Plotting code records
☆ ☆ ☆ ☆
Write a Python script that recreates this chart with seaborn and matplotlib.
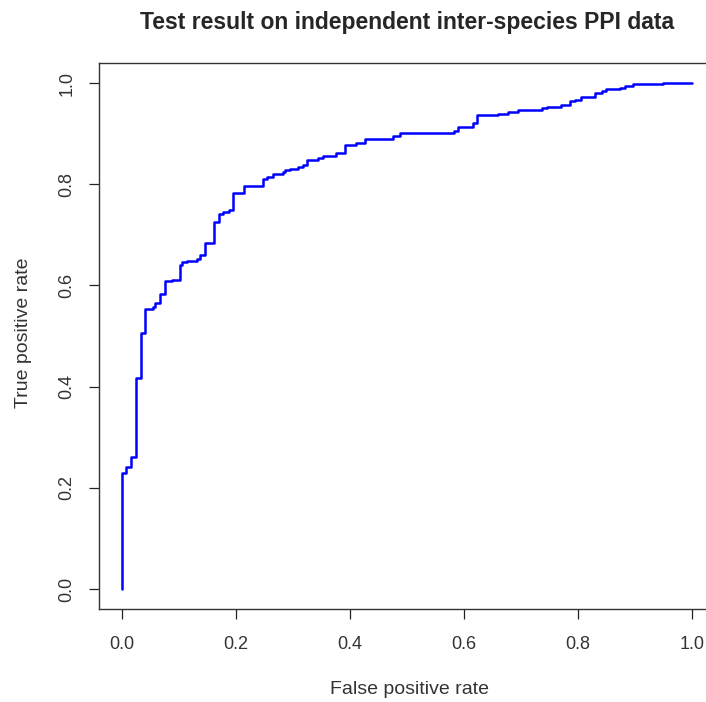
import matplotlib
matplotlib.use("Agg")
import matplotlib.pyplot as plt
import seaborn as sns
import pandas as pd

sns.set_style("white")
plt.rcParams['font.family'] = ['Liberation Sans', 'DejaVu Sans']

fpr = [0.0, 0.0, 0.007, 0.016, 0.025, 0.033, 0.041, 0.055, 0.058, 0.067, 0.076,
       0.087, 0.101, 0.105, 0.114, 0.131, 0.136, 0.146, 0.162, 0.170, 0.178,
       0.187, 0.195, 0.214, 0.247, 0.254, 0.265, 0.282, 0.286, 0.295, 0.309,
       0.318, 0.324, 0.343, 0.353, 0.375, 0.391, 0.411, 0.426, 0.476, 0.488,
       0.582, 0.590, 0.615, 0.622, 0.660, 0.677, 0.695, 0.736, 0.746, 0.771,
       0.786, 0.795, 0.806, 0.829, 0.842, 0.850, 0.874, 0.882, 0.897, 0.950, 1.0]
tpr = [0.0, 0.229, 0.241, 0.261, 0.417, 0.506, 0.553, 0.557, 0.565, 0.583, 0.609,
       0.611, 0.640, 0.647, 0.649, 0.652, 0.660, 0.683, 0.726, 0.741, 0.745,
       0.749, 0.783, 0.796, 0.810, 0.814, 0.820, 0.825, 0.828, 0.830, 0.834,
       0.838, 0.848, 0.852, 0.855, 0.862, 0.877, 0.882, 0.889, 0.896, 0.902,
       0.905, 0.913, 0.921, 0.937, 0.939, 0.943, 0.946, 0.951, 0.953, 0.957,
       0.964, 0.967, 0.972, 0.980, 0.985, 0.988, 0.990, 0.995, 0.998, 1.0, 1.0]
ticks = [0.0, 0.2, 0.4, 0.6, 0.8, 1.0]
tick_labels = ["0.0", "0.2", "0.4", "0.6", "0.8", "1.0"]

df = pd.DataFrame({"fpr": fpr, "tpr": tpr})

W, H = 706, 702
ax_l, ax_r, ax_t, ax_b = 99.2, 714.8, 62.8, 609.2

fig = plt.figure(figsize=(W / 100, H / 100), dpi=100)
ax = fig.add_axes([ax_l / W, (H - ax_b) / H, (ax_r - ax_l) / W, (ax_b - ax_t) / H])
sns.lineplot(data=df, x="fpr", y="tpr", ax=ax, estimator=None, sort=False,
             drawstyle="steps-post", color="#0000ff", linewidth=1.8)

ax.set_xlim(-0.04, 1.04)
ax.set_ylim(-0.04, 1.04)
ax.set_xticks(ticks)
ax.set_xticklabels(tick_labels)
ax.set_yticks(ticks)
ax.set_yticklabels(tick_labels, rotation=90, va="center")
ax.tick_params(direction="out", length=7.2, width=0.9, colors="#222222",
               labelsize=13, labelcolor="#333333",
               bottom=True, left=True)
ax.tick_params(axis="x", pad=12)
ax.tick_params(axis="y", pad=10)
for s in ax.spines.values():
    s.set_color("#333333")
    s.set_linewidth(1.0)
ax.set_xlabel("False positive rate", fontsize=14, color="#333333", va="center")
ax.set_ylabel("True positive rate", fontsize=14, color="#333333", va="center")
ax.xaxis.set_label_coords((410 - ax_l) / (ax_r - ax_l), (ax_b - 690) / (ax_b - ax_t))
ax.yaxis.set_label_coords((23 - ax_l) / (ax_r - ax_l), (ax_b - 333) / (ax_b - ax_t))
fig.text(407 / W, 1 - 22 / H, "Test result on independent inter-species PPI data",
         ha="center", va="center", fontsize=16.5, fontweight="bold")

fig.savefig("out.png", dpi=100)
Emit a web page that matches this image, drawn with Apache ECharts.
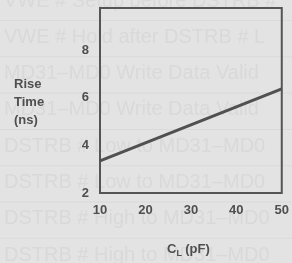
<!DOCTYPE html>
<html>
<head>
<meta charset="utf-8">
<script src="https://cdn.jsdelivr.net/npm/echarts@6/dist/echarts.min.js"></script>
<style>
  html, body { margin: 0; padding: 0; background: #e3e3e3; }
  #rise_time { width: 292px; height: 263px; }
</style>
</head>
<body>
<div id="rise_time"></div>
<script>
// load capacitance (pF) vs rise time (ns)
var loads = [10, 50];
var riseTimes = [3.35, 6.37];
var xTicks = [10, 20, 30, 40, 50];
var yTicks = [2, 4, 6, 8];

// faint show-through text from the other side of the page
var ghostRows = [
    'VWE # Setup before DSTRB #',
    'VWE # Hold after DSTRB # L',
    'MD31\u2013MD0 Write Data Valid',
    'MD31\u2013MD0 Write Data Valid',
    'DSTRB # Low to MD31\u2013MD0',
    'DSTRB # Low to MD31\u2013MD0',
    'DSTRB # High to MD31\u2013MD0',
    'DSTRB # High to MD31\u2013MD0'
];

function rise_time_chart(){
    var data = [];
    for(var i = 0; i < loads.length; i++){
        data.push([loads[i], riseTimes[i]]);
    }
    var ink = '#4f4f4f';
    var font = 'Liberation Sans, Arial, sans-serif';

    var graphics = [];
    for(var j = 0; j < ghostRows.length; j++){
        graphics.push({
            type: 'text',
            left: 4,
            top: -9 + j * 36.3,
            z: -10,
            silent: true,
            style: {
                text: ghostRows[j],
                fill: '#d9d9d9',
                font: '20px ' + font
            }
        });
        graphics.push({
            type: 'rect',
            left: 0,
            top: 20 + j * 36.3,
            z: -10,
            silent: true,
            shape: { width: 292, height: 1 },
            style: { fill: '#dadada' }
        });
    }
    graphics.push({
        type: 'text',
        left: 14,
        top: 75,
        style: {
            text: 'Rise\nTime\n(ns)',
            fill: ink,
            font: 'bold 13px ' + font,
            lineHeight: 18
        }
    });
    graphics.push({
        type: 'text',
        left: 167,
        top: 243,
        style: {
            text: '{c|C}{s|L} {c|(pF)}',
            rich: {
                c: { fill: ink, fontSize: 13, fontWeight: 'bold', fontFamily: font },
                s: { fill: ink, fontSize: 9, fontWeight: 'bold', fontFamily: font, padding: [8, 0, 0, 0] }
            }
        }
    });

    var myChart = echarts.init(document.getElementById('rise_time'));
    var option = {
        backgroundColor: '#e3e3e3',
        animation: false,
        graphic: graphics,
        grid: {
            left: 100,
            right: 5,
            top: 8,
            bottom: 70,
            show: true,
            borderColor: '#555555',
            borderWidth: 2,
            backgroundColor: 'transparent'
        },
        xAxis: {
            type: 'value',
            min: 10,
            max: 50,
            interval: 10,
            axisLine: { show: false },
            axisTick: { show: false },
            splitLine: { show: false },
            axisLabel: {
                margin: 11,
                color: ink,
                fontSize: 13,
                fontWeight: 'bold',
                fontFamily: font,
                formatter: function (v) { return xTicks.indexOf(v) >= 0 ? String(v) : ''; }
            }
        },
        yAxis: {
            type: 'value',
            min: 2,
            max: 9.77,
            interval: 2,
            axisLine: { show: false },
            axisTick: { show: false },
            splitLine: { show: false },
            axisLabel: {
                margin: 11,
                color: ink,
                fontSize: 13,
                fontWeight: 'bold',
                fontFamily: font,
                showMaxLabel: false,
                formatter: function (v) { return yTicks.indexOf(v) >= 0 ? String(v) : ''; }
            }
        },
        series: [
            {
                name: 'Rise Time',
                type: 'line',
                data: data,
                symbol: 'none',
                lineStyle: { color: '#505050', width: 3 }
            }
        ]
    };
    myChart.setOption(option);
}

rise_time_chart();
</script>
</body>
</html>
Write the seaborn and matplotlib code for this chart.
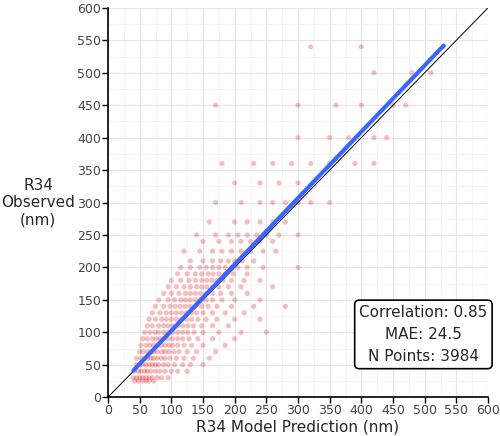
import matplotlib
matplotlib.use("Agg")
import matplotlib.pyplot as plt
import seaborn as sns
import pandas as pd
from matplotlib.ticker import MultipleLocator

obs_levels = [25,30,40,50,60,70,80,90,100,110,120,130,140,150,160,170,180,190,200,210,225,240,250,270,300,330,360,400,450,500,540]
pred_by_level = [
 [42,48,55,60,65,72],
 [40,45,50,55,60,65,70,78,85,95],
 [42,48,52,58,62,68,75,82,90,100,110,125],
 [45,50,55,60,65,70,75,80,88,95,105,118,130,150],
 [45,52,58,63,68,72,78,84,90,98,108,120,135,160],
 [50,55,62,68,72,78,85,90,96,104,112,125,140,170],
 [52,60,66,72,78,84,90,96,102,110,120,132,150,185],
 [55,62,70,76,82,88,95,102,110,118,128,142,165,200],
 [58,66,74,80,88,95,102,110,118,126,136,150,175,210,250],
 [62,70,80,88,95,102,110,118,126,135,148,165,190],
 [65,75,85,92,100,108,116,124,132,142,155,172,200,240],
 [70,82,92,100,108,116,124,132,140,150,165,185,215],
 [75,88,98,106,114,122,130,138,148,158,172,195,230,280],
 [80,95,105,115,122,130,138,146,155,165,180,200,240],
 [88,100,112,122,130,138,146,155,165,178,195,220],
 [95,108,120,130,140,148,156,165,175,190,210,260],
 [100,115,128,138,148,156,164,172,182,195,215,240],
 [110,125,138,148,158,166,175,185,198,220],
 [115,130,145,155,165,175,185,195,205,220,245,300],
 [130,150,165,178,190,200,212,230],
 [120,145,165,180,195,210,225,245,265],
 [150,175,195,210,225,240,260],
 [140,170,190,205,220,235,250,270,300],
 [160,200,220,240,260,280],
 [170,210,240,260,280,300,320,350],
 [200,240,270,300],
 [180,230,260,290,320,350,390,420],
 [300,350,380,420,440],
 [170,300,360,400,450,470],
 [420,480,510],
 [320,400,530],
]
rows = [(p, o) for o, ps in zip(obs_levels, pred_by_level) for p in ps]
df = pd.DataFrame(rows, columns=["pred", "obs"])

sns.set_theme(style="whitegrid")
plt.rcParams['font.family'] = ['DejaVu Sans']
fig = plt.figure(figsize=(5, 4.36), dpi=100)
ax = fig.add_axes([0.216, 0.089, 0.76, 0.893])
ax.plot([0, 600], [0, 600], color="black", lw=0.7, zorder=2)
sns.scatterplot(data=df, x="pred", y="obs", ax=ax, color="#dd0000", alpha=0.25, s=14, edgecolor="none", zorder=1)
sns.regplot(data=df, x="pred", y="obs", ax=ax, scatter=False, ci=None, color="#3a66ff", line_kws=dict(lw=3, zorder=3))
ax.set_xlim(0, 600); ax.set_ylim(0, 600)
ax.xaxis.set_major_locator(MultipleLocator(50)); ax.yaxis.set_major_locator(MultipleLocator(50))
ax.xaxis.set_minor_locator(MultipleLocator(25)); ax.yaxis.set_minor_locator(MultipleLocator(25))
ax.grid(which="major", color="#e6e6e6", lw=0.8)
ax.grid(which="minor", color="#f2f2f2", lw=0.6)
ax.set_facecolor("white")
for s in ["top", "right"]:
    ax.spines[s].set_visible(False)
for s in ["left", "bottom"]:
    ax.spines[s].set_color("black"); ax.spines[s].set_linewidth(1.2)
ax.tick_params(axis="both", which="major", labelsize=9, labelcolor="#444444", color="black", length=4, width=1, bottom=True, left=True, pad=1)
ax.set_xlabel("R34 Model Prediction (nm)", fontsize=11, labelpad=2)
ax.set_ylabel("R34\nObserved\n(nm)", fontsize=11, rotation=0, ha="center", va="center", labelpad=28)
ax.text(0.83, 0.085, "Correlation: 0.85\nMAE: 24.5\nN Points: 3984", transform=ax.transAxes,
        ha="center", va="bottom", fontsize=11, linespacing=1.6,
        bbox=dict(boxstyle="round,pad=0.3", fc="white", ec="black", lw=1.2))
fig.savefig("out.png", dpi=100)
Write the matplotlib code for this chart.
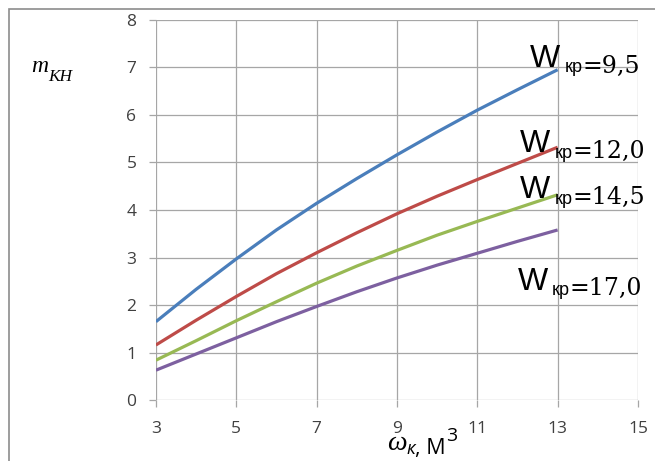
import matplotlib.pyplot as plt
from matplotlib.patches import Rectangle

# данные
omega = [3, 4, 5, 6, 7, 8, 9, 10, 11, 12, 13]
m_95 = [1.65, 2.33, 2.97, 3.58, 4.14, 4.66, 5.16, 5.64, 6.10, 6.53, 6.95]
m_120 = [1.16, 1.68, 2.18, 2.66, 3.10, 3.52, 3.92, 4.29, 4.64, 4.98, 5.32]
m_145 = [0.84, 1.25, 1.67, 2.07, 2.46, 2.82, 3.15, 3.47, 3.76, 4.04, 4.32]
m_170 = [0.63, 0.97, 1.31, 1.65, 1.97, 2.28, 2.57, 2.84, 3.09, 3.34, 3.58]

series = [m_95, m_120, m_145, m_170]
labels = ['=9,5', '=12,0', '=14,5', '=17,0']
colors = ['#4A7EBB', '#BE4B48', '#98B954', '#7D60A0']
label_pos = [(12.31, 7.01), (12.06, 5.22), (12.06, 4.25), (12.0, 2.32)]

xticks = [3, 5, 7, 9, 11, 13, 15]
yticks = [0, 1, 2, 3, 4, 5, 6, 7, 8]

fig = plt.figure(figsize=(6.55, 4.61), dpi=100)
ax = fig.add_axes([0.238, 0.132, 0.736, 0.825])

# рамка области диаграммы (обрезана справа и снизу)
fig.patches.append(Rectangle((9 / 655, -0.1), 1.2, 1 - 9 / 461 + 0.1,
                             transform=fig.transFigure, fill=False,
                             edgecolor='#8c8c8c', linewidth=1.2))

for ys, c in zip(series, colors):
    ax.plot(omega, ys, color=c, linewidth=2.3, solid_capstyle='butt',
            solid_joinstyle='round')

ax.set_xlim(3, 15)
ax.set_ylim(0, 8)
ax.set_xticks(xticks)
ax.set_yticks(yticks)
ax.grid(True, color='#a6a6a6', linewidth=0.9)
ax.set_axisbelow(True)
for s in ax.spines.values():
    s.set_visible(False)
ax.tick_params(axis='both', colors='#a6a6a6', length=5, width=0.9,
               labelcolor='#404040', labelsize=12.5)
ax.tick_params(axis='y', pad=9)
ax.tick_params(axis='x', pad=10)
for t in ax.get_xticklabels() + ax.get_yticklabels():
    t.set_fontfamily('Open Sans')

# подписи кривых: W кр=...
for lab, (lx, ly) in zip(labels, label_pos):
    w = ax.text(lx, ly, 'W', fontsize=23, family='Liberation Sans',
                va='baseline', ha='left')
    k = ax.annotate('кр', xy=(1, 0), xycoords=w, xytext=(3, 1),
                    textcoords='offset points', fontsize=13,
                    family='Liberation Sans', va='baseline')
    ax.annotate(lab, xy=(1, 0), xycoords=(k, w), xytext=(0, 1),
                textcoords='offset points', fontsize=17,
                family='DejaVu Serif', va='baseline', annotation_clip=False)

# подпись оси Y
my = fig.text(31 / 655, 1 - 72 / 461, 'm', fontsize=17, style='italic',
              family='Liberation Serif', va='baseline')
ax.annotate('КН', xy=(1, 0), xycoords=my, xytext=(0, -3),
            textcoords='offset points', fontsize=12.5, style='italic',
            family='Liberation Serif', va='baseline', annotation_clip=False)

# подпись оси X
om = fig.text(387 / 655, 1 - 450 / 461, 'ω', fontsize=20, style='italic',
              family='Liberation Serif', va='baseline')
kk = ax.annotate('к', xy=(1, 0), xycoords=om, xytext=(0, 1.5),
                 textcoords='offset points', fontsize=13, style='italic',
                 family='Open Sans', va='baseline', annotation_clip=False)
mm = ax.annotate(', М', xy=(1, 0), xycoords=(kk, om), xytext=(0, 1.5),
                 textcoords='offset points', fontsize=15.5, family='Open Sans',
                 va='baseline', annotation_clip=False)
ax.annotate('3', xy=(1, 0), xycoords=(mm, om), xytext=(0, 11),
            textcoords='offset points', fontsize=14, family='Open Sans',
            va='baseline', annotation_clip=False)

fig.savefig('out.png', dpi=100)
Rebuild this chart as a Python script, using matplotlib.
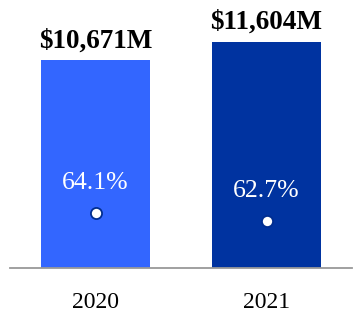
import matplotlib
matplotlib.use("Agg")
import matplotlib.pyplot as plt

years = ["2020", "2021"]
revenue = [10671, 11604]          # $M
margin = [64.1, 62.7]             # %
revenue_labels = ["$10,671M", "$11,604M"]
margin_labels = ["64.1%", "62.7%"]
bar_colors = ["#3366FF", "#0033A0"]

plt.rcParams["font.family"] = ["Liberation Serif", "DejaVu Serif"]

fig = plt.figure(figsize=(3.62, 3.24), dpi=100)
ax = fig.add_axes([10 / 362, 56 / 324, 342 / 362, 268 / 324])

x = list(range(len(years)))
bars = ax.bar(x, revenue, width=0.643, color=bar_colors, zorder=2)
ax.set_xlim(-0.5, 1.5)
ax.set_ylim(0, 13760)

for xi, v, lab in zip(x, revenue, revenue_labels):
    ax.annotate(lab, (xi, v), xytext=(0, 14), textcoords="offset points",
                ha="center", va="center", fontsize=19.5, fontweight="bold")

# percentages on a secondary scale
ax2 = ax.twinx()
ax2.set_ylim(54.5, 101.4)
ax2.plot(x, margin, linestyle="none", marker="o", markersize=8,
         markerfacecolor="white", markeredgecolor="#002D8F",
         markeredgewidth=1.3, zorder=3)
for xi, m, lab in zip(x, margin, margin_labels):
    ax2.annotate(lab, (xi, m), xytext=(0, 22), textcoords="offset points",
                 ha="center", va="center", fontsize=18.5, color="white")

for a in (ax, ax2):
    for side in ("top", "right", "left"):
        a.spines[side].set_visible(False)
    a.set_yticks([])
ax2.spines["bottom"].set_visible(False)
ax.spines["bottom"].set_color("#999999")
ax.spines["bottom"].set_linewidth(1.3)

ax.set_xticks(x)
ax.set_xticklabels(years, fontsize=17)
ax.tick_params(axis="x", length=0, pad=17)

fig.savefig("out.png", dpi=100)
☆ ☆ ☆ ☆
> TASK DESCRIPTION
Copy the records above exactly, from the first line through the line containing "plt.rcParams['font.family'] = ['Liberation", and leave out the pictures.

> FULL ANSWER
Write a Python script that recreates this chart with seaborn and matplotlib.
import matplotlib
matplotlib.use("Agg")
import matplotlib.pyplot as plt
import seaborn as sns
import pandas as pd

sns.set_style("white")
plt.rcParams['font.family'] = ['Liberation Sans', 'DejaVu Sans']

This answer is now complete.